There are varying practices within the phonic approach as to how best to sound out a word.

For example: do we say  sh! o! p!  says  shop where  sh!  is short and voiced or do we say  shhh o! p!  where  shhh  is continued & unvoiced?

We at Fitzroy Readers do not take a hard line, but include alternative approaches, used by different teachers. Some teachers use phonetic sounds for children who are learning to speak English, and traditional for children who can already pronounce the words they are learning to read.

In our Fitzroy Sounds package, which teaches beginners the basic sounds of the letters, we include two audio options: one using the short and voiced style and the other using continued and unvoiced sounds where possible.
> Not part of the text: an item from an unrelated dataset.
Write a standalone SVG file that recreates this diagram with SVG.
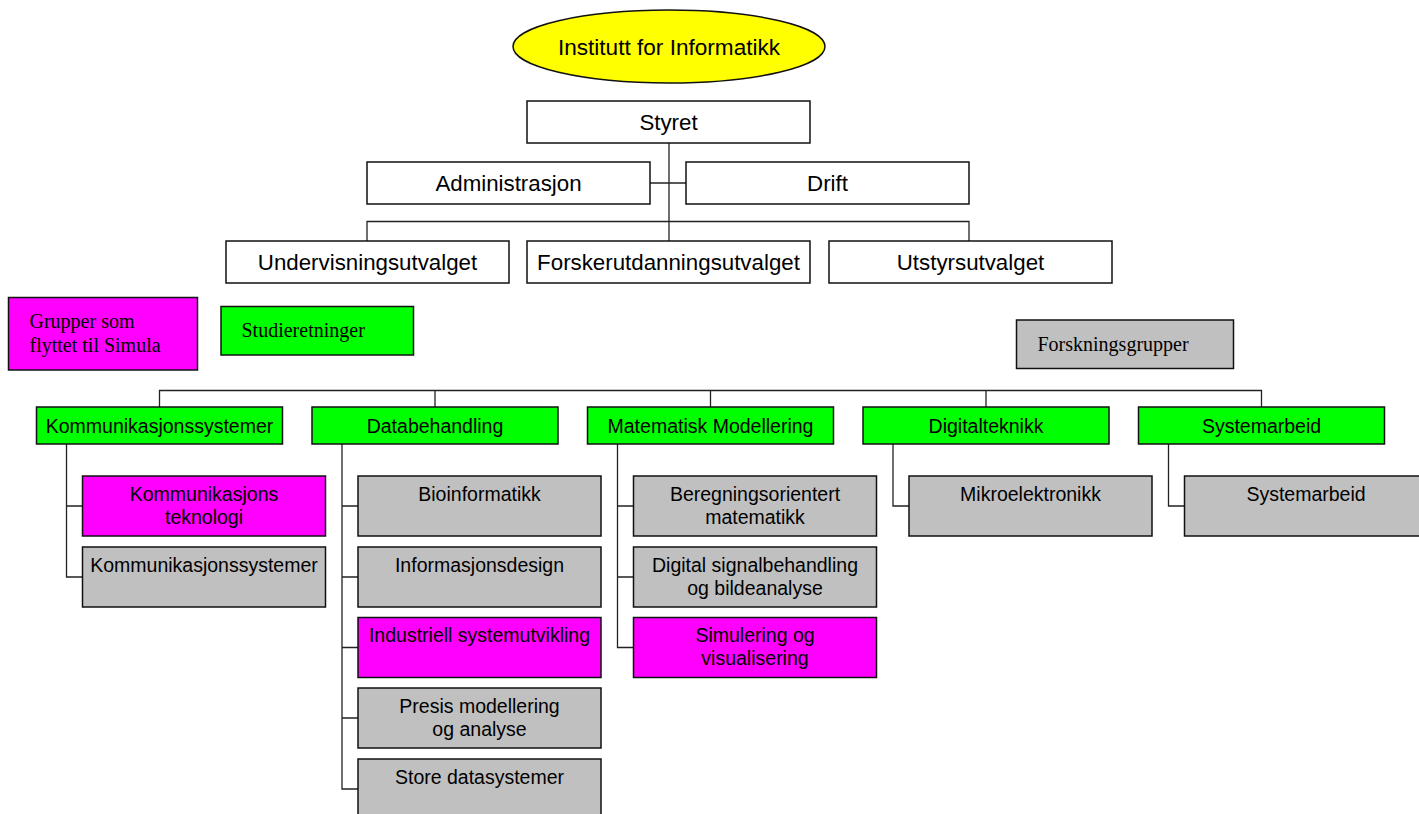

We let teachers choose according to their preference, or according to their students’ needs.

The science of phonetics carefully isolates the sounds of each word. The  f  sound is, on its own, continuous and unvoiced:  fff.  When teaching children who do not speak English at home, it helps to follow phonetics and slowly sound out the word fish as  fff  i  shhh. This requires their close attention. Beware,  fff  sounds very much the same as thhh. The children need to see the teacher’s face. With native English speakers, who already know how to say  fish,  some teachers find it easier to say  f! i sh!  – very audible in a classroom. These children, who already speak the word  fish, will never mispronounce  fish.  While phonetics is the precise science of speech sounds, phonics is the practical art of teaching children how to convert the written word most efficiently to the spoken word.

In our Fitzroy Sounding Readers Software, we include (in Teacher Settings) four options for the program to sound out words! They are called traditional,conventional, strictly phonetic and the Fitzroy Method (the default setting). The Fitzroy Method uses both phonetic and traditional approaches for most efficient sounding out. The children at Fitzroy Community School use both, most of them not noticing they have two ways of sounding some letters. Especially when sounding out blends. In the word  stand,  for example, we have two blends. We say  sss t! a! nnn d!  But where the  s  is immediately followed by a vowel, as in  set,  we say  s! e! t!